From Trophy Hunting to Species Extinction

Taking selfies, quack medical cures and collecting ornaments are all more important than protecting animals. A mounted head or showing off your wealth is apparently more valuable than a species threatened with extinction.

Who, as yet, has failed to hear of Cecil, the magnificent black-maned lion brutally killed and decapitated by Walter Palmer, a dentist from Minnesota or as he is now known, the most hated man on the Internet. The Internet exploded with outrage over this so called "hunt" and Palmer fled for the hills and has just resurfaced. For those of us whose circle of care encompasses creatures like Cecil, it was an appalling act of unnecessary violence and one that I was glad people were outraged over, even Zimbabwe called for Palmer's extradition to face charges.

Meanwhile, a lone hiker, walking without any protection in Yellowstone National Park was mauled, killed and apparently half eaten by a 20-year-old Grizzly bear mother known affectionately as Blaze. She had two cubs with her at the time. Blaze is now dead, her cubs heading for a life of imprisonment in a zoo. Blaze was another "celebrity" animal and much loved to all that had the good fortune to have studied, photographed and otherwise "known" her. A grandmother bear, she had given birth to many litters of cubs and according to a very moving tribute by photographer Sam Parks, had never been aggressive to humans previously.

Yellowstone Park Services showed the required amount of contriteness about killing Blaze. And, with that apologetic diplomacy reserved for when humans just have to do the "necessary evil" they are obviously expecting all things Blaze to blow over and for the tourist business to carry on as usual. The troubling fact is, that paying the ultimate penalty for "interfering" with humans is not an unusual outcome for many animals living in our national parks.

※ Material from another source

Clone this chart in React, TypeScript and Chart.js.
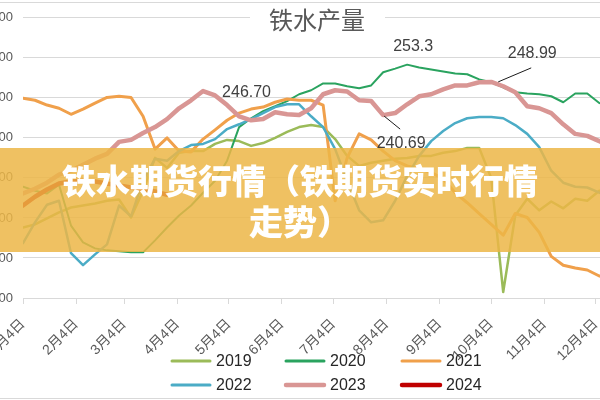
import React, { useEffect, useRef } from "react";
import { Chart, registerables } from "chart.js";

Chart.register(...registerables);

// ---------- data ----------
const chartTitle = "铁水产量";
const bannerLines = ["铁水期货行情（铁期货实时行情", "走势）"];

const seriesNames = ["2019", "2020", "2021", "2022", "2023", "2024"];
const seriesColors = ["#9BBB59", "#2AA35F", "#F0A04B", "#4BACC6", "#D99694", "#C00000"];
const seriesWidths = [2.5, 2, 3, 2.5, 4.5, 4.5];

const weekStepDays = 7;
const monthTickDays = [0, 31, 59, 90, 120, 151, 181, 212, 243, 273, 304, 334];
const monthTickLabels = [
  "1月4日", "2月4日", "3月4日", "4月4日", "5月4日", "6月4日",
  "7月4日", "8月4日", "9月4日", "10月4日", "11月4日", "12月4日",
];
const xMaxDay = 365;

const yMin = 195;
const yMax = 265;
const yStep = 10;

const values2019 = [
  212.6, 213.4, 214.9, 216.4, 217.6, 218.1, 218.6, 219.3, 219.6, 215.1, 221.8, 230.0, 227.5,
  231.3, 231.7, 231.7, 233.5, 234.5, 234.2, 233.0, 233.7, 235.0, 236.5, 237.7, 238.2, 237.7,
  234.7, 230.5, 228.0, 228.8, 229.3, 229.8, 230.0, 230.5, 230.5, 231.3, 231.7, 232.5, 232.5,
  225.0, 196.5, 215.6, 219.8, 216.9, 219.1, 217.4, 219.8, 219.3, 221.8, 222.0, 223.0, 222.5,
];
const values2020 = [
  222.8, 221.8, 221.1, 223.3, 213.1, 208.9, 207.4, 206.9, 206.7, 206.4, 206.4, 209.4, 212.6,
  215.6, 218.1, 221.3, 224.3, 229.3, 237.7, 239.9, 241.7, 242.9, 244.2, 245.9, 246.9, 248.6,
  248.6, 247.9, 247.4, 248.1, 251.4, 252.3, 253.3, 252.6, 252.1, 251.6, 251.1, 250.9, 249.6,
  248.9, 247.6, 246.4, 246.1, 245.9, 245.4, 243.9, 246.1, 246.1, 243.7, 243.0, 242.0, 241.0,
];
const values2021 = [
  244.9, 244.4, 243.2, 242.4, 240.9, 242.2, 243.7, 245.1, 245.4, 245.1, 240.4, 232.2, 235.0,
  231.7, 231.5, 234.7, 237.0, 239.4, 241.2, 242.2, 242.7, 243.9, 244.7, 244.4, 244.4, 243.2,
  219.3, 230.0, 236.0, 234.5, 231.7, 229.3, 228.0, 227.3, 226.3, 224.8, 221.3, 218.8, 216.1,
  213.4, 210.7, 216.1, 215.1, 211.4, 205.4, 203.2, 202.5, 202.0, 200.5, 200.0, 199.5, 199.0,
];
const values2022 = [
  208.7, 213.9, 218.3, 219.3, 206.2, 203.2, 205.9, 208.4, 218.1, 215.4, 224.3, 229.8, 229.3,
  231.7, 233.2, 233.5, 234.7, 237.2, 238.4, 239.7, 241.2, 242.7, 243.4, 243.4, 240.4, 237.7,
  232.2, 224.3, 216.9, 213.9, 214.4, 219.3, 225.5, 230.5, 234.2, 236.7, 238.7, 239.9, 240.2,
  240.2, 239.9, 238.2, 236.0, 232.7, 226.8, 223.8, 222.8, 222.6, 221.3, 220.0, 219.0, 218.0,
];
const values2023 = [
  221.1, 222.3, 223.8, 225.8, 226.8, 228.3, 229.8, 231.0, 234.0, 234.5, 236.2, 237.7, 239.7,
  242.4, 244.4, 246.7, 245.6, 243.2, 240.4, 239.4, 239.7, 241.4, 240.9, 240.7, 242.4, 245.9,
  246.9, 246.6, 244.4, 244.2, 240.69, 241.2, 243.4, 245.4, 245.9, 247.1, 248.1, 248.1, 248.9,
  248.99, 247.9, 246.4, 242.9, 242.4, 241.2, 238.4, 236.0, 235.5, 234.2, 232.5, 231.0, 229.0,
];
const values2024 = [
  218.1, 220.3, 222.1, 223.6, 224.1, 224.3, 224.1, 223.6, 223.1, 222.6, 222.1, 221.6, 220.8,
];

const seriesValues = [values2019, values2020, values2021, values2022, values2023, values2024];

// data labels: series index, week index, decimals, placement
const calloutSeries = [1, 4, 4, 4];
const calloutWeeks = [32, 15, 39, 30];
const calloutDecimals = [1, 2, 2, 2];
const calloutPlacement = ["above", "right", "upright", "downright"];

// ---------- drawing helpers ----------
const SHIFT_X = 60; // canvas starts 60px left of the window (chart is cropped)
const FONT_LATIN = "'Liberation Sans', 'Noto Sans CJK SC', sans-serif";

const decorPlugin = {
  id: "decor",
  afterDatasetsDraw(chart: any) {
    const ctx = chart.ctx;
    ctx.save();
    ctx.font = `16px ${FONT_LATIN}`;
    ctx.fillStyle = "#404040";
    ctx.strokeStyle = "#1a1a1a";
    ctx.lineWidth = 1;
    ctx.textBaseline = "middle";
    calloutSeries.forEach((s, k) => {
      const pt = chart.getDatasetMeta(s).data[calloutWeeks[k]];
      if (!pt) return;
      const text = seriesValues[s][calloutWeeks[k]].toFixed(calloutDecimals[k]);
      const { x, y } = pt;
      const place = calloutPlacement[k];
      if (place === "above") {
        ctx.textAlign = "center";
        ctx.fillText(text, x + 6, y - 18);
      } else if (place === "right") {
        ctx.textAlign = "left";
        ctx.fillText(text, x + 19, y + 2);
      } else if (place === "upright") {
        ctx.beginPath();
        ctx.moveTo(x + 7, y);
        ctx.lineTo(x + 40, y - 14);
        ctx.stroke();
        ctx.textAlign = "center";
        ctx.fillText(text, x + 41, y - 28);
      } else {
        ctx.beginPath();
        ctx.moveTo(x + 1, y + 1);
        ctx.lineTo(x + 17, y + 14);
        ctx.stroke();
        ctx.textAlign = "center";
        ctx.fillText(text, x + 18, y + 28);
      }
    });
    ctx.restore();
  },
  afterDraw(chart: any) {
    const ctx = chart.ctx;
    const w = chart.width;
    ctx.save();
    // outer frame lines
    ctx.strokeStyle = "#D9D9D9";
    ctx.lineWidth = 1;
    ctx.beginPath();
    ctx.moveTo(0, 2.5);
    ctx.lineTo(w, 2.5);
    ctx.moveTo(0, 398.5);
    ctx.lineTo(w, 398.5);
    ctx.stroke();
    // title with white box
    ctx.fillStyle = "#ffffff";
    ctx.fillRect(250 + SHIFT_X, 6, 135, 26);
    ctx.fillStyle = "#595959";
    ctx.font = `24px 'Noto Sans CJK SC', sans-serif`;
    ctx.textAlign = "center";
    ctx.textBaseline = "middle";
    ctx.fillText(chartTitle, 317 + SHIFT_X, 20);
    // legend (3 columns x 2 rows)
    const colX = [172, 286, 402];
    const rowY = [361, 385];
    ctx.font = `16px ${FONT_LATIN}`;
    ctx.textAlign = "left";
    chart.data.datasets.forEach((ds: any, i: number) => {
      const lx = colX[i % 3] + SHIFT_X;
      const ly = rowY[Math.floor(i / 3)];
      ctx.strokeStyle = ds.borderColor;
      ctx.lineWidth = Math.max(3, ds.borderWidth);
      ctx.lineCap = "round";
      ctx.beginPath();
      ctx.moveTo(lx, ly);
      ctx.lineTo(lx + 38, ly);
      ctx.stroke();
      ctx.fillStyle = "#262626";
      ctx.fillText(ds.label, lx + 44, ly + 1);
    });
    ctx.restore();
  },
};

export default function App() {
  const canvasRef = useRef<HTMLCanvasElement | null>(null);

  useEffect(() => {
    document.body.style.overflow = "hidden";
    const canvas = canvasRef.current;
    if (!canvas) return;
    const datasets = seriesNames.map((name, i) => ({
      label: name,
      data: seriesValues[i].map((v, k) => ({ x: k * weekStepDays, y: v })),
      borderColor: seriesColors[i],
      backgroundColor: seriesColors[i],
      borderWidth: seriesWidths[i],
      pointRadius: 0,
      tension: 0,
      fill: false,
      borderJoinStyle: "round" as const,
      borderCapStyle: "round" as const,
      order: seriesNames.length - 1 - i,
    }));

    const chart = new Chart(canvas, {
      type: "line",
      data: { datasets },
      options: {
        animation: false,
        responsive: false,
        devicePixelRatio: 1,
        layout: { padding: { top: 16, right: 11, left: 0, bottom: 0 } },
        plugins: {
          legend: { display: false },
          title: { display: false },
          tooltip: { enabled: false },
        },
        scales: {
          x: {
            type: "linear",
            min: 0,
            max: xMaxDay,
            afterBuildTicks: (scale: any) => {
              scale.ticks = monthTickDays.map((v) => ({ value: v }));
            },
            afterFit: (scale: any) => {
              scale.height = 102;
            },
            grid: {
              drawOnChartArea: false,
              drawTicks: true,
              tickLength: 6,
              color: "#D9D9D9",
            },
            border: { color: "#D9D9D9" },
            ticks: {
              autoSkip: false,
              minRotation: 45,
              maxRotation: 45,
              padding: 12,
              color: "#595959",
              font: { size: 14, family: FONT_LATIN },
              callback: (_v: any, i: number) => monthTickLabels[i],
            },
          },
          y: {
            min: yMin,
            max: yMax,
            afterFit: (scale: any) => {
              scale.width = 83;
            },
            grid: { color: "#D9D9D9", drawTicks: false },
            border: { display: false },
            ticks: {
              stepSize: yStep,
              padding: 10,
              color: "#595959",
              font: { size: 13, family: FONT_LATIN },
              callback: (v: any) => Number(v).toFixed(2),
            },
          },
        },
      },
      plugins: [decorPlugin],
    });
    return () => chart.destroy();
  }, []);

  return (
    <div
      style={{
        position: "fixed",
        left: 0,
        top: 0,
        width: 600,
        height: 400,
        overflow: "hidden",
        background: "#ffffff",
      }}
    >
      <div style={{ position: "absolute", left: -SHIFT_X, top: 0, width: 720, height: 400 }}>
        <canvas ref={canvasRef} width={720} height={400} style={{ width: 720, height: 400, display: "block" }} />
      </div>
      <div
        style={{
          position: "absolute",
          left: 0,
          top: 148,
          width: 600,
          height: 104,
          background: "rgba(236, 182, 70, 0.85)",
          color: "#ffffff",
          fontFamily: "'Noto Sans CJK SC', sans-serif",
          fontWeight: 900,
          fontSize: 34,
          lineHeight: "41px",
          textAlign: "center",
          paddingTop: 11,
          boxSizing: "border-box",
          whiteSpace: "nowrap",
        }}
      >
        {bannerLines[0]}
        <br />
        {bannerLines[1]}
      </div>
    </div>
  );
}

Take the iconic bison for instance; if they should happen to wander outside of park boundaries, and what animal understands boundaries, they are systematically shipped to slaughter. The actual number of bison sent to slaughter each year in Yellowstone Park is hard to track as the numbers differ depending on the source revealing a rather dark side of the national park service "industry."

Across the other side of the world, the Sumatran rhino was just declared extinct in the wild in Malaysia due to habitat loss and poaching. That means only one hundred of that particular species remain alive on this planet. Our animals are going extinct due to one thing and one thing only, MAN.

We are facing the sixth mass extinction, but people like Palmer are still allowed to pay top dollar to hunt endangered animals. Park Services like Yellowstone are still allowed to prioritize tourism over animal's lives.

What we need is a profound shift in our way of thinking and to eradicate speciesism. Our park services need to be lead by conservationists, not hunters and, if there is zero evidence to suggest that once a bear has killed a human it will start rampaging the countryside seeking human flesh, remove the human danger and not the animal one. If people are risking their lives for a selfie... well... so be it. The animal should not pay the price.

If we don't, it's not too far-fetched to say that the time of the human race will be over shortly along with the animals we have brutally slaughtered along the way to pay for fake medicine and symbols of wealth. Our exaggerated belief that humans are the epicenter of the universe is just about to get its own attitude adjustment.